New research by Cerulli Associates finds that ETF growth among advisors is greatest among advisors in three channels: wirehouses, RIAs, and dually registered.
Advisors in these channels, Cerulli notes in its Fourth Quarter edition of its Cerulli Edge newsletter, tend to cater to high-net-worth clients and thus maintain higher books of business. As such, Cerulli says that on an asset-weighted basis, ETF allocations have grown and now account for 4% of advisor-sold assets, compared to 2.8% in 2007.
Advisors use ETFs for various reasons, and Cerulli notes that “examining the motivation for ETF purchases can help illuminate the distribution opportunity for an asset manager.” For instance, wirehouse advisors tend to use ETFs to access to market sectors, and to pair active and passive strategies together, Cerulli says. RIA and dually registered advisors, on the other hand, use ETFs for their cost benefits and their belief in passive management and indexing.
Wirehouse advisors, Cerulli says, “tend to be devotees of active management, and the long history of stock picking still permeates their psyches. In fact, only 13% of wirehouse advisors doubt that active managers can outperform the stock market.” As such, the reasons wirehouse advisors use passive investments, such as ETFs, Cerulli continues, “center around the ability to access market sectors and to pair active and passive management together.” In addition, “the cache surrounding ETFs” attracts wirehouse advisors.
RIAs and dually registered advisors, on the other hand, tend to use ETFs “because of their lower cost. RIAs in particular tend to be extremely price-sensitive.
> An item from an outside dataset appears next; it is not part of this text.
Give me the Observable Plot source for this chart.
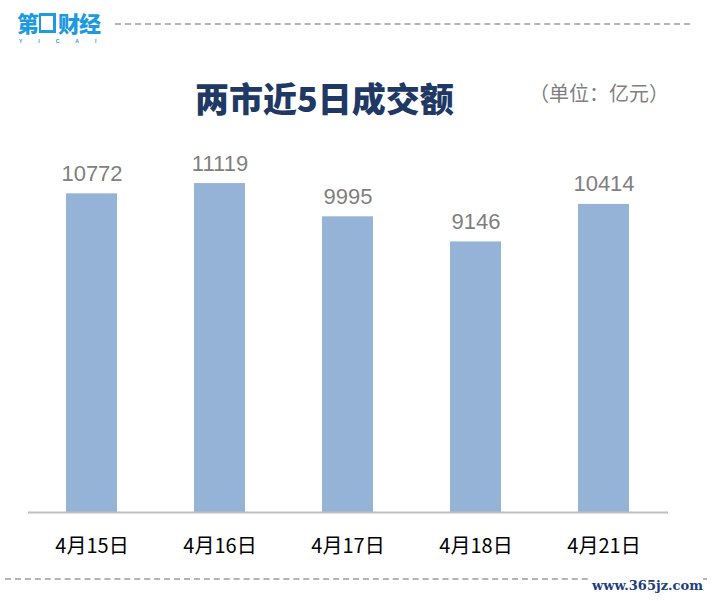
<!DOCTYPE html>
<html>
<head>
<meta charset="utf-8">
<script src="https://cdn.jsdelivr.net/npm/d3@7"></script>
<script src="https://cdn.jsdelivr.net/npm/@observablehq/plot@0.6"></script>
<style>
  html, body { margin: 0; padding: 0; background: #fff; overflow: hidden; }
  #wrap { position: relative; width: 713px; height: 601px; }
  #chart { position: absolute; left: 0; top: 0; }
  .abs { position: absolute; white-space: nowrap; }
  #logo { left: 17px; top: 11px; height: 22px; color: #1e9be0; font-family: "Noto Sans CJK SC"; font-weight: 900; font-size: 22px; line-height: 22px; letter-spacing: -1px; }
  #logo .box { display: inline-block; width: 12px; height: 14px; border: 3px solid #1e9be0; border-left-width: 2px; margin: 0 2px 0 1px; vertical-align: -1px; box-sizing: content-box; }
  #yicai { left: 19px; top: 39px; height: 5px; color: #1e9be0; font-family: "Liberation Sans"; font-size: 5px; line-height: 5px; font-weight: bold; letter-spacing: 16px; }
  #dashTop { left: 115px; top: 23px; width: 575px; height: 0; border-top: 2px dashed #b4b4b4; }
  #dashBot { left: 5px; top: 578px; width: 702px; height: 0; border-top: 2px dashed #b4b4b4; }
  #title { left: 195px; top: 76px; color: #203864; font-family: "Noto Sans CJK SC"; font-weight: 900; font-size: 34px; line-height: 44px; }
  #unit { left: 529px; top: 78px; color: #7f7f7f; font-family: "Noto Sans CJK SC"; font-size: 20px; line-height: 30px; }
  #wm { left: 590px; top: 576px; color: #1f3d7a; font-family: "DejaVu Serif"; font-weight: bold; font-size: 13px; line-height: 20px; background: #fff; padding-left: 2px; }
</style>
</head>
<body>
<div id="wrap">
  <div id="chart"></div>
  <div class="abs" id="logo">第<span class="box"></span>财经</div>
  <div class="abs" id="yicai">YICAI</div>
  <div class="abs" id="dashTop"></div>
  <div class="abs" id="dashBot"></div>
  <div class="abs" id="title">两市近5日成交额</div>
  <div class="abs" id="unit">（单位：亿元）</div>
  <div class="abs" id="wm">www.365jz.com</div>
</div>
<script>
const dates = ["4月15日", "4月16日", "4月17日", "4月18日", "4月21日"];
const values = [10772, 11119, 9995, 9146, 10414];
const data = dates.map((d, i) => ({date: d, value: values[i]}));

const chart = Plot.plot({
  width: 713,
  height: 601,
  marginTop: 157,
  marginBottom: 89,
  marginLeft: 28,
  marginRight: 45,
  style: {fontFamily: "Noto Sans CJK SC", color: "#000", background: "transparent"},
  x: {domain: dates, paddingInner: 0.6, paddingOuter: 0.3, label: null},
  y: {domain: [0, 12000], axis: null},
  marks: [
    Plot.barY(data, {x: "date", y: "value", fill: "#95b3d7"}),
    Plot.ruleY([0], {stroke: "#bfbfbf", strokeWidth: 2}),
    Plot.text(data, {x: "date", y: "value", text: d => String(d.value), dy: -13, lineAnchor: "bottom", fill: "#7f7f7f", fontSize: 22, fontFamily: "Liberation Sans"}),
    Plot.axisX({tickSize: 0, tickPadding: 26, fontSize: 20, fill: "#000", label: null})
  ]
});
document.getElementById("chart").appendChild(chart);
</script>
</body>
</html>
They rely on asset-based fees as their primary method of charging clients for services.” Since these fees tend to run around 1% of assets under management, Cerulli says, “RIAs choose low-cost underlying investments to keep the clients’ all-in fee at a reasonable level.” It’s worth noting, Cerulli adds, that the same finding “applies to managed account programs at broker-dealers, in which ETFs are popular choices for advisors who prefer lower-cost vehicles for accounts with asset-based fees.”